If $uv > 1$, both $u$ and $v$ must have the same sign again. Because of the behaviour of the inequality when dividing by a negative number, first consider the situation if $u, v > 0$: $$uv > 1 \implies v > \frac{1}{u},$$ $$\arctan(u) + \arctan(\frac{1}{u}) = \frac{\pi}{2},$$ $$\therefore \arctan(u) + \arctan(v) > \frac{\pi}{2}.$$

Similarly, if $u, v < 0$, $$uv > 1 \implies v < \frac{1}{u},$$ $$\arctan(u) + \arctan(\frac{1}{u}) = -\frac{\pi}{2},$$ $$\therefore \arctan(u) + \arctan(v) < -\frac{\pi}{2}.$$

Hence, we can see that whenever $uv > 1$, $\arctan(u) + \arctan(v) \notin (-\frac{\pi}{2}, \frac{\pi}{2})$.
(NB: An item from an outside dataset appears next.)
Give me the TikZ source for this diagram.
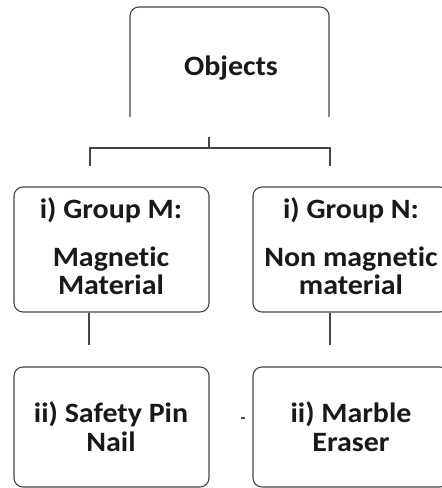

If $uv < 1$, $u$ and $v$ may have different signs, but we can just consider $u > 0$, $u < 0$ and $u = 0$. If $u > 0$:

$$uv < 1 \implies v < \frac{1}{u},$$ $$\arctan(u) + \arctan(\frac{1}{u}) = \frac{\pi}{2},$$ $$\therefore \arctan(u) + \arctan(v) < \frac{\pi}{2}.$$

Similarly, if $u < 0$, $$uv < 1 \implies v > \frac{1}{u},$$ $$\arctan(u) + \arctan(\frac{1}{u}) = -\frac{\pi}{2},$$ $$\therefore \arctan(u) + \arctan(v) > -\frac{\pi}{2}.$$

If $u = 0$, consider the original equation $\arctan(u) + \arctan(v) = \arctan(\frac{u+v}{1-uv})$:

$$ \begin{align} LHS &= \arctan(0) + \arctan(v) \\ &= \arctan(v) \\ RHS &= \arctan(\frac{0+v}{1-0}) \\ &= \arctan(v) \\ &= LHS \end{align} $$

To summarise, we have shown that $$-\frac{\pi}{2} < \arctan(u) + \arctan(v) < \frac{\pi}{2}$$ is only true if $uv < 1$.
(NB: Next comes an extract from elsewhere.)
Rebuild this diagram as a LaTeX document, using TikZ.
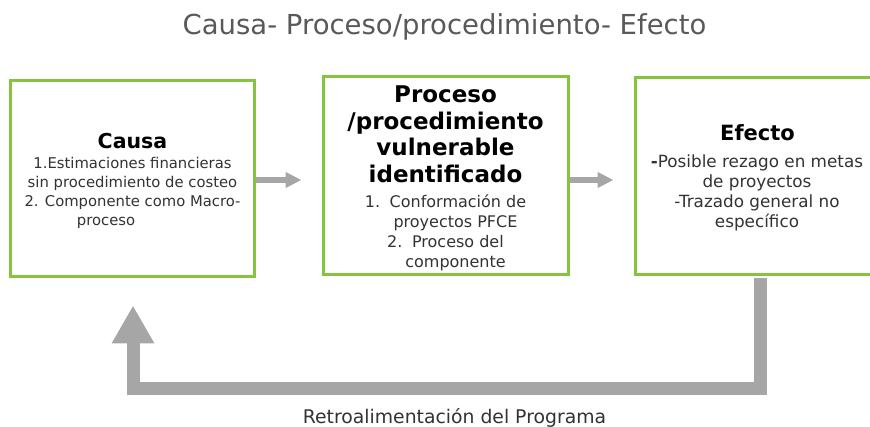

Bonus: To extend this to the arctangent subtraction formula, $$\arctan(u) - \arctan(v) = \arctan(u) + \arctan(-v)$$ $$\therefore u(-v) < 1 \implies uv > -1.$$

Answer 4

What is $\arctan{s}+\arctan{t}$? It is the addition of two angles: $\alpha+\beta$

Starting from the image we first calculate $h$:

$$\frac{h}{s\times t}=s+t+h$$

Therefore:

$$h=s\times t\frac{s+t}{1-s\times t}$$

And:

$$\tan{(\alpha+\beta)}=\frac{h}{s\times t}$$

$$\alpha+\beta=\arctan{s}+\arctan{t}=\arctan{\frac{s+t}{1-s\times t}}$$

Answer 5

A simpler explanation of why the identity $$\arctan u+\arctan v=\arctan\dfrac{u+v}{1-uv}$$ is valid if & only if $uv <1$.

By definition of the arctan function, as both sides have the same tangent, we only need to check under which condition $$-\frac\pi 2<\arctan u+\arctan v < \frac\pi2.$$ Let $\alpha=\arctan u$, $\beta=\arctan v$. A priori, $\alpha+\beta\in(-\pi,\pi)$, and on this interval, $$\alpha+\beta \in\Bigl(-\frac\pi 2,\frac\pi 2\Bigr)\iff \cos(\alpha+\beta)>0$$ Now $$\cos(\alpha+\beta)=\cos\alpha\cos\beta-\sin\alpha\sin\beta = \cos\alpha\cos\beta(1-\tan\alpha\tan\beta)\\=\underbrace{\cos\alpha\cos\beta}_{>0}\,(1-uv)$$ has the sign of $1-uv$.